The PoE functionality has changed for the Pi 5 and will require additional accessories to function as needed. As such, you’ll likely be stuck with a standard AC adapter or USB power instead of combining networking and power in the same package.

Raspberry Pi 5 vs. Raspberry Pi 4: 5 Must-Know Facts

  1. The Pi 5 has a greatly improved processor.
  2. The Pi 5 has a more powerful GPU.
  3. The Pi 5 has better RAM, with 4 GB as the minimum selection.
  4. The Pi 4 can be found cheaper.
  5. The Pi 4 will be easier to get a hold of in the launch period of the Pi 5.
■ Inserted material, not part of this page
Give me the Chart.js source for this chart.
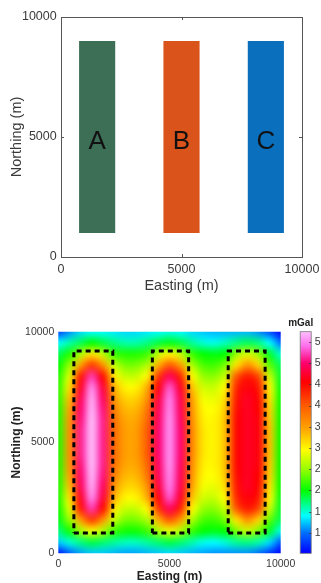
<!doctype html>
<html lang="en">

<head>
  <meta charset="utf-8">
  <title>Prism model and gravity anomaly</title>

  <!-- chart js -->
  <script src="https://cdn.jsdelivr.net/npm/chart.js@4.4.0/dist/chart.umd.min.js"></script>

  <style type="text/css">
    html,
    body {
      margin: 0;
      padding: 0;
      background: #fff;
      overflow: hidden;
    }

    .wrap {
      position: relative;
      width: 321px;
      height: 583px;
    }

    #modelChart {
      position: absolute;
      left: 0;
      top: 0;
    }

    #gravityChart {
      position: absolute;
      left: 0;
      top: 300px;
    }
  </style>

  <script>
    // axes
    const axisTicks = [0, 5000, 10000];

    // top panel: the three prisms (plan view)
    const prismNames = ['A', 'B', 'C'];
    const prismWest = [750, 4250, 7750];
    const prismEast = [2250, 5750, 9250];
    const prismSouth = [1000, 1000, 1000];
    const prismNorth = [9000, 9000, 9000];
    const prismColors = ['#3d6f57', '#d9531a', '#0a6fbd'];

    // bottom panel: dashed outlines
    const outlineWest = [700, 4230, 7640];
    const outlineEast = [2450, 5860, 9300];
    const outlineSouth = [920, 920, 920];
    const outlineNorth = [9130, 9130, 9130];

    // gravity grid (mGal), rows from north (10000) to south (0)
    const gridEasting = [0, 500, 1000, 1500, 2000, 2500, 3000, 3500, 4000, 4500, 5000,
      5500, 6000, 6500, 7000, 7500, 8000, 8500, 9000, 9500, 10000];
    const gridNorthing = [10000, 9500, 9000, 8500, 8000, 7500, 7000, 6500, 6000, 5500, 5000,
      4500, 4000, 3500, 3000, 2500, 2000, 1500, 1000, 500, 0];
    const mgal = [
      [8, 11, 13, 14, 14, 13.5, 13, 13, 13.5, 14, 14.5, 14, 13, 12.5, 12, 12, 12, 12, 11, 8.5, 5.5],
      [14, 16, 18, 20, 18.5, 17, 16, 16, 17, 18.5, 19.5, 18.5, 16.5, 15, 14.5, 15.5, 17, 18, 17, 14, 10],
      [18, 21, 26, 31, 27, 22, 21, 21, 22, 27, 30, 27, 22, 20, 19.5, 20, 25, 28, 25, 19, 15],
      [20, 25, 35, 42, 36, 27, 24, 24, 26, 34, 40, 35, 26, 22.5, 22, 24, 31, 36, 32, 23, 18],
      [21, 28, 44, 52, 45, 31, 27, 27, 30, 42, 49, 43, 30, 25, 24.5, 27, 40, 44, 41, 27, 19],
      [21.5, 31, 47, 55, 48, 34, 30, 30, 34, 46, 53, 47, 33, 27.5, 27, 30, 43, 46, 44, 30, 19.5],
      [21.5, 33, 49, 56.5, 49.5, 36, 32, 32, 36, 48, 54.5, 48.5, 35, 29, 28.5, 31.5, 44, 47, 45, 31, 20],
      [21, 34.5, 50, 57, 50.5, 37.5, 33.5, 33.5, 38, 49, 55, 49, 36, 30, 29.5, 32.5, 44.5, 47, 45.5, 32, 20],
      [21, 35.5, 50.5, 57.5, 51, 38.5, 34.5, 34.5, 39, 49.5, 55.5, 49.5, 36.5, 30.5, 30, 33, 45, 47, 46, 32.5, 20],
      [21, 36, 51, 57.5, 51, 39, 35, 35, 40, 50, 55.5, 50, 37, 31, 30, 33, 45, 47, 46, 33, 20],
      [21, 36, 51, 57.5, 51, 39, 35, 35, 40, 50, 55.5, 50, 37, 31, 30, 33, 45, 47, 46, 33, 20],
      [21, 36, 51, 57.5, 51, 39, 35, 35, 40, 50, 55.5, 50, 37, 31, 30, 33, 45, 47, 46, 33, 20],
      [21, 35.5, 50.5, 57.5, 51, 38.5, 34.5, 34.5, 39, 49.5, 55.5, 49.5, 36.5, 30.5, 30, 33, 45, 47, 46, 32.5, 20],
      [21, 34.5, 50, 57, 50.5, 37.5, 33.5, 33.5, 38, 49, 55, 49, 36, 30, 29.5, 32.5, 44.5, 47, 45.5, 32, 20],
      [21, 33, 49, 56.5, 49.5, 36, 32, 32, 36, 48, 54.5, 48.5, 35, 29, 28.5, 31.5, 44, 47, 45, 31, 20],
      [21, 31, 47, 55, 48, 34, 30, 30, 34, 46, 53, 47, 33, 27.5, 27, 30, 43, 46, 44, 30, 19.5],
      [20.5, 28, 44, 52, 45, 31, 27, 27, 30, 42, 49, 43, 30, 25, 24.5, 27, 40, 44, 41, 27, 19],
      [19.5, 25, 35, 42, 36, 27, 24, 24, 26, 34, 40, 35, 26, 22.5, 22, 24, 31, 36, 32, 23, 18],
      [17, 20.5, 25.5, 29, 26, 22, 20.5, 20.5, 22, 26, 28.5, 26, 22, 20, 19.5, 20, 24, 27, 24, 19, 14.5],
      [12.5, 15, 17, 18.5, 17.5, 16.5, 15.5, 15.5, 16.5, 17.5, 18.5, 17.5, 16, 14.5, 14, 15, 16.5, 17, 16, 13, 9],
      [6, 9.5, 11.5, 12.5, 12.5, 12, 11.5, 11.5, 12, 12.5, 13, 12.5, 12, 11.5, 11, 11, 11, 11, 10, 7.5, 5]
    ];

    // colour bar
    const cbTicks = [10, 15, 20, 25, 30, 35, 40, 45, 50, 55];
    const cbMin = 5.2;
    const cbMax = 57.4;
    const cmapStops = [5.2, 10, 14, 20, 25, 29.5, 34.5, 40, 45.5, 50, 54, 57.4];
    const cmapRGB = [[0, 0, 255], [0, 110, 255], [0, 255, 255], [0, 255, 0], [150, 255, 0], [255, 255, 0],
      [255, 165, 0], [255, 90, 0], [255, 0, 0], [255, 0, 110], [255, 110, 235], [255, 190, 255]];

    const tickColor = '#3a3a3a';
    Chart.defaults.font.family = '"Liberation Sans", Arial, sans-serif';

    function colourFor(v) {
      if (v <= cmapStops[0]) return cmapRGB[0];
      for (let i = 1; i < cmapStops.length; i++) {
        if (v <= cmapStops[i]) {
          const t = (v - cmapStops[i - 1]) / (cmapStops[i] - cmapStops[i - 1]);
          return cmapRGB[i].map((c, k) => Math.round(cmapRGB[i - 1][k] + (c - cmapRGB[i - 1][k]) * t));
        }
      }
      return cmapRGB[cmapRGB.length - 1];
    }

    function useTicks(list) {
      return function (scale) {
        scale.ticks = list.map(v => ({ value: v }));
      }
    }

    // fixed axis size, and no extra label padding pushed into the layout
    function fixSize(prop, size) {
      return function (scale) {
        scale[prop] = size;
        scale.paddingTop = 0;
        scale.paddingBottom = 0;
        scale.paddingLeft = 0;
        scale.paddingRight = 0;
      }
    }

    const plainLabel = v => String(v);

    // box and inward ticks round the top axes
    const axesBox = {
      id: 'axesBox',
      afterDraw(chart) {
        const { ctx, chartArea: a, scales: { x, y } } = chart;
        ctx.save();
        ctx.strokeStyle = '#555';
        ctx.lineWidth = 1;
        ctx.strokeRect(Math.round(a.left) + 0.5, Math.round(a.top) + 0.5,
          Math.round(a.right - a.left), Math.round(a.bottom - a.top));
        ctx.beginPath();
        axisTicks.forEach(v => {
          const px = Math.round(x.getPixelForValue(v)) + 0.5;
          const py = Math.round(y.getPixelForValue(v)) + 0.5;
          ctx.moveTo(px, a.top); ctx.lineTo(px, a.top + 3);
          ctx.moveTo(px, a.bottom); ctx.lineTo(px, a.bottom - 3);
          ctx.moveTo(a.left, py); ctx.lineTo(a.left + 3, py);
          ctx.moveTo(a.right, py); ctx.lineTo(a.right - 3, py);
        });
        ctx.stroke();
        ctx.restore();
      }
    };

    // letters in the prisms
    const prismLetters = {
      id: 'prismLetters',
      afterDatasetsDraw(chart) {
        const { ctx, scales: { y } } = chart;
        const meta = chart.getDatasetMeta(0);
        ctx.save();
        ctx.fillStyle = '#111';
        ctx.font = '26px "Liberation Sans", Arial, sans-serif';
        ctx.textAlign = 'center';
        ctx.textBaseline = 'middle';
        meta.data.forEach((bar, i) => {
          ctx.fillText(prismNames[i], bar.x, y.getPixelForValue((prismSouth[i] + prismNorth[i]) / 2) + 5);
        });
        ctx.restore();
      }
    };

    // gravity grid image, placed with the chart scales
    const heatLayer = {
      id: 'heatLayer',
      beforeDatasetsDraw(chart) {
        const { ctx, chartArea: a, scales: { x, y } } = chart;
        const cols = gridEasting.length;
        const rows = gridNorthing.length;
        const off = document.createElement('canvas');
        off.width = cols;
        off.height = rows;
        const octx = off.getContext('2d');
        const img = octx.createImageData(cols, rows);
        mgal.forEach((row, r) => {
          row.forEach((v, c) => {
            const rgb = colourFor(v);
            const k = (r * cols + c) * 4;
            img.data[k] = rgb[0];
            img.data[k + 1] = rgb[1];
            img.data[k + 2] = rgb[2];
            img.data[k + 3] = 255;
          });
        });
        octx.putImageData(img, 0, 0);

        const halfX = (gridEasting[1] - gridEasting[0]) / 2;
        const halfY = (gridNorthing[0] - gridNorthing[1]) / 2;
        const left = x.getPixelForValue(gridEasting[0] - halfX);
        const right = x.getPixelForValue(gridEasting[cols - 1] + halfX);
        const top = y.getPixelForValue(gridNorthing[0] + halfY);
        const bottom = y.getPixelForValue(gridNorthing[rows - 1] - halfY);

        ctx.save();
        ctx.beginPath();
        ctx.rect(a.left, a.top, a.right - a.left, a.bottom - a.top);
        ctx.clip();
        ctx.imageSmoothingEnabled = true;
        ctx.imageSmoothingQuality = 'high';
        ctx.drawImage(off, left, top, right - left, bottom - top);
        ctx.restore();
      },
      afterDraw(chart) {
        // colour bar next to the map
        const { ctx, chartArea: a, scales: { cb } } = chart;
        const barLeft = a.right + 19.5;
        const barWidth = 11;
        const yTop = cb.getPixelForValue(cbMax);
        const yBottom = cb.getPixelForValue(cbMin);
        const grad = ctx.createLinearGradient(0, yBottom, 0, yTop);
        cmapStops.forEach((v, i) => {
          const f = Math.min(1, Math.max(0, (v - cbMin) / (cbMax - cbMin)));
          grad.addColorStop(f, 'rgb(' + cmapRGB[i].join(',') + ')');
        });
        ctx.save();
        ctx.fillStyle = grad;
        ctx.fillRect(barLeft, yTop, barWidth, yBottom - yTop);
        ctx.strokeStyle = '#777';
        ctx.lineWidth = 0.8;
        ctx.strokeRect(barLeft, yTop, barWidth, yBottom - yTop);
        ctx.strokeStyle = '#333';
        ctx.beginPath();
        cbTicks.forEach(v => {
          const py = Math.round(cb.getPixelForValue(v)) + 0.5;
          ctx.moveTo(barLeft + barWidth, py);
          ctx.lineTo(barLeft + barWidth - 2, py);
        });
        ctx.stroke();
        ctx.fillStyle = '#222';
        ctx.font = 'bold 10px "Liberation Sans", Arial, sans-serif';
        ctx.textAlign = 'center';
        ctx.textBaseline = 'middle';
        ctx.fillText('mGal', barLeft + 0.5, yTop - 8.5);
        ctx.restore();
      }
    };

    window.addEventListener('load', function () {
      const spacing = (prismWest[1] + prismEast[1]) / 2 - (prismWest[0] + prismEast[0]) / 2;

      new Chart(document.getElementById('modelChart'), {
        type: 'bar',
        data: {
          datasets: [{
            data: prismNames.map((n, i) => ({
              x: (prismWest[i] + prismEast[i]) / 2,
              y: [prismSouth[i], prismNorth[i]]
            })),
            backgroundColor: prismColors,
            borderWidth: 0,
            borderSkipped: false,
            categoryPercentage: 1,
            barPercentage: (prismEast[0] - prismWest[0]) / spacing
          }]
        },
        options: {
          responsive: false,
          animation: false,
          layout: { padding: { top: 17, right: 19, bottom: 0, left: 0 } },
          plugins: { legend: { display: false }, tooltip: { enabled: false } },
          scales: {
            x: {
              type: 'linear', min: 0, max: 10000, offset: false,
              afterBuildTicks: useTicks(axisTicks),
              afterFit: fixSize('height', 43),
              grid: { display: false, drawTicks: false, offset: false },
              border: { display: false },
              ticks: { padding: 5.5, color: tickColor, font: { size: 12.5 }, maxRotation: 0, callback: plainLabel },
              title: { display: true, text: 'Easting (m)', color: tickColor, font: { size: 14.5 }, padding: { top: 0, bottom: 5 } }
            },
            y: {
              type: 'linear', min: 0, max: 10000,
              afterBuildTicks: useTicks(axisTicks),
              afterFit: fixSize('width', 61),
              grid: { display: false, drawTicks: false },
              border: { display: false },
              ticks: { padding: 4.3, color: tickColor, font: { size: 12.5 }, callback: plainLabel },
              title: { display: true, text: 'Northing (m)', color: tickColor, font: { size: 14.5 }, padding: { top: 8, bottom: 0 } }
            }
          }
        },
        plugins: [axesBox, prismLetters]
      });

      new Chart(document.getElementById('gravityChart'), {
        type: 'scatter',
        data: {
          datasets: outlineWest.map((w, i) => ({
            data: [
              { x: w, y: outlineSouth[i] },
              { x: outlineEast[i], y: outlineSouth[i] },
              { x: outlineEast[i], y: outlineNorth[i] },
              { x: w, y: outlineNorth[i] },
              { x: w, y: outlineSouth[i] }
            ],
            showLine: true,
            borderColor: '#000',
            borderWidth: 3,
            borderDash: [5, 4],
            pointRadius: 0,
            fill: false,
            tension: 0
          }))
        },
        options: {
          responsive: false,
          animation: false,
          layout: { padding: { top: 31.7, right: 0, bottom: 0, left: 0 } },
          plugins: { legend: { display: false }, tooltip: { enabled: false } },
          scales: {
            x: {
              type: 'linear', min: 0, max: 10000,
              afterBuildTicks: useTicks(axisTicks),
              afterFit: fixSize('height', 29.7),
              grid: { display: false, drawTicks: false },
              border: { display: false },
              ticks: { padding: 4.4, color: tickColor, font: { size: 10.5 }, maxRotation: 0, callback: plainLabel },
              title: { display: true, text: 'Easting (m)', color: '#222', font: { size: 12, weight: 'bold', lineHeight: 1 }, padding: { top: 0, bottom: 0 } }
            },
            y: {
              type: 'linear', min: 0, max: 10000,
              afterBuildTicks: useTicks(axisTicks),
              afterFit: fixSize('width', 58.3),
              grid: { display: false, drawTicks: false },
              border: { display: false },
              ticks: { padding: 4, color: tickColor, font: { size: 10.5 }, callback: plainLabel },
              title: { display: true, text: 'Northing (m)', color: '#222', font: { size: 12, weight: 'bold' }, padding: { top: 9.5, bottom: 0 } }
            },
            cb: {
              axis: 'y', type: 'linear', position: 'right', min: cbMin, max: cbMax,
              afterBuildTicks: useTicks(cbTicks),
              afterFit: fixSize('width', 40.3),
              grid: { display: false, drawTicks: false },
              border: { display: false },
              ticks: { padding: 34, color: tickColor, font: { size: 10.5 }, callback: plainLabel }
            }
          }
        },
        plugins: [heatLayer]
      });
    });
  </script>
</head>

<body>
  <div class="wrap">
    <canvas id="modelChart" width="321" height="300"></canvas>
    <canvas id="gravityChart" width="321" height="283"></canvas>
  </div>
</body>

</html>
Raspberry Pi 5 vs. Raspberry Pi 4: Which One Is Better? Which One Should You Choose?

So, which of these SBCs should you purchase? The clear answer, and the real winner in this comparison, is the Raspberry Pi 5. There is nothing but clear improvements in every conceivable category, aside from the wireless capabilities. One can hope that a future revision of the Pi 5 at least updates the wireless standards to something a bit quicker.

If you’re in the market for a SBC, the Raspberry Pi 5 is the clear choice. The simple fact that you can continue to use the same peripherals that made the Pi 4 such a flexible platform is just icing on the proverbial cake.

Frequently Asked Questions

Can you use the Pi 5 as a retro emulation console?

Absolutely, the increase in power should make it an extremely capable retro emulation station.

Can you use the same accessories for the Pi 4 on the newest model?

Yes, all peripherals utilizing the 40-pin connector are universally backward compatible.

Does the Pi 5 have a power button?

It does feature one, which is a new addition to the entire product line.

Does the Pi 5 come with a case?

No, you’ll need to purchase a case to protect the board if you’re looking to use it as a desktop replacement.

What can you use the Raspberry Pi 5 for?

You can use it for a whole slew of different applications. Some users build theirs as custom laptops, tablets, or even arcade machines.